The pilot episode suggested reporter Robin (Cobie Smulders) would become the titular “Mother,” but ensuing twists have indicated that’s not necessarily so. Ted’s search for love, prompted by the engagement of his earnest friends Marshall and Lily (Jason Segel and “Buffy the Vampire Slayer” alumna Alyson Hannigan), isn’t helped much by another comrade: self-assured but reasonably clueless Barney (Neil Patrick Harris, in a big image switch from his earlier days as television’s “Doogie Howser, M.D.”).

However long it takes to tell, virtually any love story has roots in real life, and “How I Met Your Mother” is no different. Carter Bays, the show’s creator and executive producer along with Craig Thomas, confirms the series is “very much based on our lives and where we are in our lives. It initially started with the idea of the title. ‘How I Met Your Mother’ seemed interesting. We liked the idea that all the strange, stupid little things you do add up to a greater story.”

And how long might this particular story take? “It’s more about the journey than the destination,” Thomas says. “We want to explore the process of that search, rather than finding the answer right away.”

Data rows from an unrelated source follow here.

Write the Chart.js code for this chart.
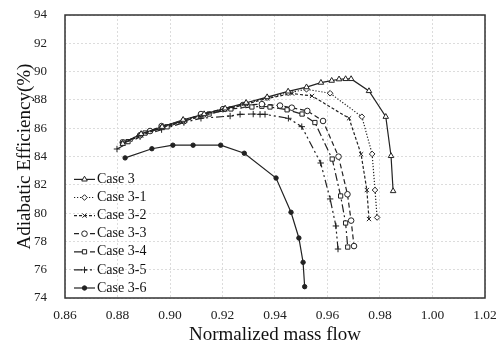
<!DOCTYPE html>
<html>
<head>
<meta charset="utf-8">
<script src="https://cdn.jsdelivr.net/npm/chart.js@4/dist/chart.umd.min.js"></script>
<style>
  html, body { margin: 0; padding: 0; background: #fff; }
  #wrap { width: 502px; height: 346px; }
</style>
</head>
<body>
<div id="wrap"><canvas id="grafico"></canvas></div>
<script>
// values
const seriesNames = ['Case 3', 'Case 3-1', 'Case 3-2', 'Case 3-3', 'Case 3-4', 'Case 3-5', 'Case 3-6'];

const case3Flow = [0.882, 0.889, 0.897, 0.905, 0.913, 0.921, 0.929, 0.937, 0.945, 0.952, 0.9575, 0.9616, 0.9644, 0.9669, 0.969, 0.9758, 0.9822, 0.9842, 0.985];
const case3Eff  = [84.9, 85.6, 86.1, 86.6, 87.0, 87.4, 87.8, 88.2, 88.6, 88.9, 89.22, 89.36, 89.46, 89.48, 89.48, 88.63, 86.81, 84.04, 81.56];

const case31Flow = [0.882, 0.889, 0.897, 0.905, 0.913, 0.921, 0.929, 0.937, 0.945, 0.952, 0.961, 0.9731, 0.977, 0.9781, 0.9789];
const case31Eff  = [84.95, 85.6, 86.1, 86.55, 86.95, 87.35, 87.75, 88.15, 88.5, 88.75, 88.47, 86.81, 84.18, 81.63, 79.69];

const case32Flow = [0.882, 0.889, 0.897, 0.905, 0.913, 0.921, 0.929, 0.937, 0.9465, 0.9541, 0.9682, 0.9728, 0.975, 0.9758];
const case32Eff  = [84.9, 85.5, 86.05, 86.5, 86.9, 87.3, 87.7, 88.1, 88.45, 88.28, 86.7, 84.16, 81.63, 79.58];

const case33Flow = [0.882, 0.8886, 0.8924, 0.8968, 0.9053, 0.9118, 0.9202, 0.9278, 0.935, 0.9419, 0.9464, 0.9523, 0.9583, 0.9642, 0.9676, 0.969, 0.9701];
const case33Eff  = [85.0, 85.5, 85.8, 86.15, 86.5, 87.0, 87.35, 87.64, 87.7, 87.6, 87.45, 87.22, 86.51, 83.99, 81.33, 79.47, 77.67];

const case34Flow = [0.882, 0.884, 0.8905, 0.8989, 0.9053, 0.9149, 0.9232, 0.9312, 0.935, 0.9381, 0.9446, 0.9503, 0.9552, 0.9618, 0.965, 0.9669, 0.9677];
const case34Eff  = [85.0, 85.05, 85.66, 86.1, 86.5, 87.0, 87.36, 87.5, 87.55, 87.5, 87.3, 87.0, 86.4, 83.82, 81.21, 79.3, 77.6];

const case35Flow = [0.8798, 0.8886, 0.8968, 0.9053, 0.9118, 0.9229, 0.9267, 0.9317, 0.9343, 0.9362, 0.9451, 0.9502, 0.9574, 0.961, 0.9632, 0.964];
const case35Eff  = [84.53, 85.4, 85.9, 86.4, 86.7, 86.86, 86.98, 87.0, 86.98, 86.98, 86.7, 86.11, 83.54, 81.0, 79.09, 77.46];

const case36Flow = [0.8829, 0.8931, 0.9011, 0.9088, 0.9193, 0.9283, 0.9404, 0.9461, 0.9491, 0.9507, 0.9513];
const case36Eff  = [83.9, 84.55, 84.8, 84.8, 84.8, 84.23, 82.48, 80.06, 78.24, 76.52, 74.8];

const flowTicks = [0.86, 0.88, 0.90, 0.92, 0.94, 0.96, 0.98, 1.00, 1.02];
const effTicks = [74, 76, 78, 80, 82, 84, 86, 88, 90, 92, 94];

const flows = [case3Flow, case31Flow, case32Flow, case33Flow, case34Flow, case35Flow, case36Flow];
const effs = [case3Eff, case31Eff, case32Eff, case33Eff, case34Eff, case35Eff, case36Eff];

const ink = '#222';
const estilos = [
    { dash: [], point: 'triangle', radius: 3.2, fill: '#fff' },
    { dash: [1.2, 1.8], point: 'rectRot', radius: 2.8, fill: '#fff' },
    { dash: [3, 2], point: 'crossRot', radius: 3, fill: '#fff' },
    { dash: [5, 3], point: 'circle', radius: 2.8, fill: '#fff' },
    { dash: [8, 3, 2, 3], point: 'rect', radius: 3, fill: '#fff' },
    { dash: [8, 3, 2, 3, 2, 3], point: 'cross', radius: 3.2, fill: '#fff' },
    { dash: [], point: 'circle', radius: 2.2, fill: ink }
];

const datasets = seriesNames.map((name, i) => ({
    label: name,
    data: flows[i].map((x, k) => ({ x: x, y: effs[i][k] })),
    borderColor: ink,
    borderWidth: 1.2,
    borderDash: estilos[i].dash,
    pointStyle: estilos[i].point,
    pointRadius: estilos[i].radius,
    pointBackgroundColor: estilos[i].fill,
    pointBorderColor: ink,
    pointBorderWidth: 1,
    tension: 0,
    fill: false
}));

// legend drawn inside the plot, bottom-left, like the original
const legendaDentro = {
    id: 'legendaDentro',
    afterDatasetsDraw(chart) {
        const ctx = chart.ctx;
        const area = chart.chartArea;
        const x0 = area.left + 9, x1 = area.left + 30;
        const rowH = 18.1;
        const yStart = area.bottom - 10 - rowH * (datasets.length - 1);
        ctx.save();
        ctx.font = '14px "Liberation Serif", "Times New Roman", serif';
        ctx.textBaseline = 'middle';
        datasets.forEach((ds, i) => {
            const y = yStart + i * rowH;
            ctx.strokeStyle = ink;
            ctx.lineWidth = 1.2;
            ctx.setLineDash(ds.borderDash);
            ctx.beginPath();
            ctx.moveTo(x0, y);
            ctx.lineTo(x1, y);
            ctx.stroke();
            ctx.setLineDash([]);
            ctx.fillStyle = ds.pointBackgroundColor;
            ctx.lineWidth = 1;
            Chart.helpers.drawPoint(ctx, { pointStyle: ds.pointStyle, radius: ds.pointRadius, rotation: 0, borderWidth: 1 }, (x0 + x1) / 2, y);
            ctx.fillStyle = '#111';
            ctx.fillText(ds.label, x1 + 2, y);
        });
        ctx.restore();
    }
};

const moldura = {
    id: 'moldura',
    afterDraw(chart) {
        const a = chart.chartArea;
        const ctx = chart.ctx;
        ctx.save();
        ctx.strokeStyle = '#333';
        ctx.lineWidth = 1.5;
        ctx.strokeRect(a.left, a.top, a.right - a.left, a.bottom - a.top);
        ctx.restore();
    }
};

const serif = '"Liberation Serif", "Times New Roman", serif';

new Chart(document.getElementById('grafico'), {
    type: 'line',
    data: { datasets: datasets },
    options: {
        responsive: true,
        maintainAspectRatio: false,
        animation: false,
        layout: { padding: { left: 0, right: 17, top: 15, bottom: 0 } },
        plugins: {
            legend: { display: false },
            tooltip: { enabled: false }
        },
        scales: {
            x: {
                type: 'linear',
                min: flowTicks[0],
                max: flowTicks[flowTicks.length - 1],
                afterBuildTicks(scale) { scale.ticks = flowTicks.map(v => ({ value: v })); },
                afterFit(scale) {
                    scale.height = 48;
                    scale.paddingLeft = 0;
                    scale.paddingRight = 0;
                },
                ticks: {
                    color: '#222',
                    font: { family: serif, size: 13.5 },
                    padding: 9,
                    maxRotation: 0,
                    callback: v => Number(v).toFixed(2)
                },
                grid: { color: '#dcdcdc', lineWidth: 1, drawTicks: false },
                border: { display: false, dash: [2, 2] },
                title: {
                    display: true,
                    text: 'Normalized mass flow',
                    color: '#111',
                    font: { family: serif, size: 19 },
                    padding: { top: 0, bottom: 0 }
                }
            },
            y: {
                type: 'linear',
                min: effTicks[0],
                max: effTicks[effTicks.length - 1],
                afterBuildTicks(scale) { scale.ticks = effTicks.map(v => ({ value: v })); },
                afterFit(scale) {
                    scale.width = 65;
                    scale.paddingTop = 0;
                    scale.paddingBottom = 0;
                },
                ticks: {
                    color: '#222',
                    font: { family: serif, size: 13 },
                    padding: 18
                },
                grid: { color: '#dcdcdc', lineWidth: 1, drawTicks: false },
                border: { display: false, dash: [2, 2] },
                title: {
                    display: true,
                    text: 'Adiabatic Efficiency(%)',
                    color: '#111',
                    font: { family: serif, size: 19 },
                    padding: { top: 14, bottom: 0 }
                }
            }
        }
    },
    plugins: [legendaDentro, moldura]
});
</script>
</body>
</html>
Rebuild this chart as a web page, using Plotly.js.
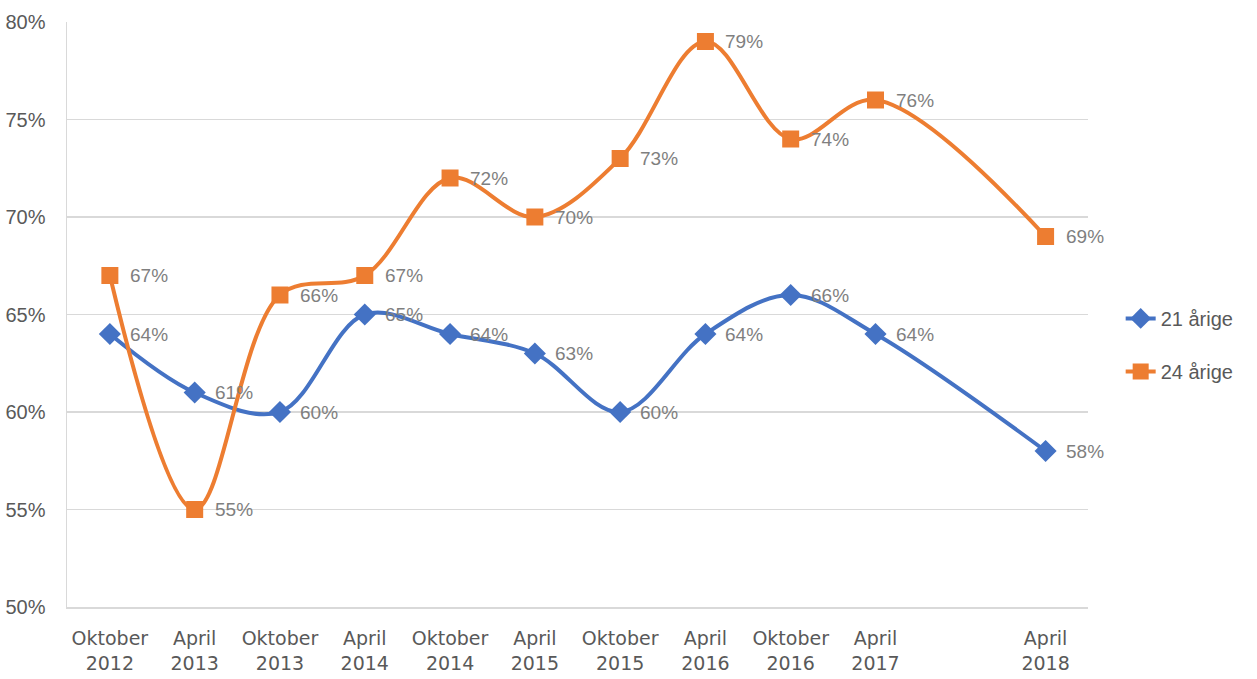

In the case of Ted and Robin, he adds, “It’s not ‘Will they?’ or ‘Won’t they?’ between the two of them too much, because we know they don’t, ultimately.”

The first among equals in the ensemble cast, Radnor admits he doesn’t have firsthand experience in the show’s premise, at least not yet. “That’s in progress,” he muses. “I’m not married, but if we do run (a while) and I do end up meeting the mother of my children, I can say the story of how I met their mother is that I was doing a show called ‘How I Met Your Mother’ … which I think would be kind of nifty.”

Even if Robin isn’t destined to become Ted’s significant other, the series has kept her in the thrust of the action so far. Smulders reports the producers told her she wouldn’t be ejected “right away, so I knew that something was going to happen. Personally, I like the idea that they’re going to become friends. There’s a lot more longevity, and there’s just funnier things to do with each other.”

Home-screen veterans Hannigan and Harris also like the funnier aspects of “How I Met Your Mother,” since they can alter their earlier series images. “I wanted to be surrounded by people (who would) bring my game up,” Hannigan says. “As soon as I read the script for this, I was like, ‘I love it.’ I’m so thankful.”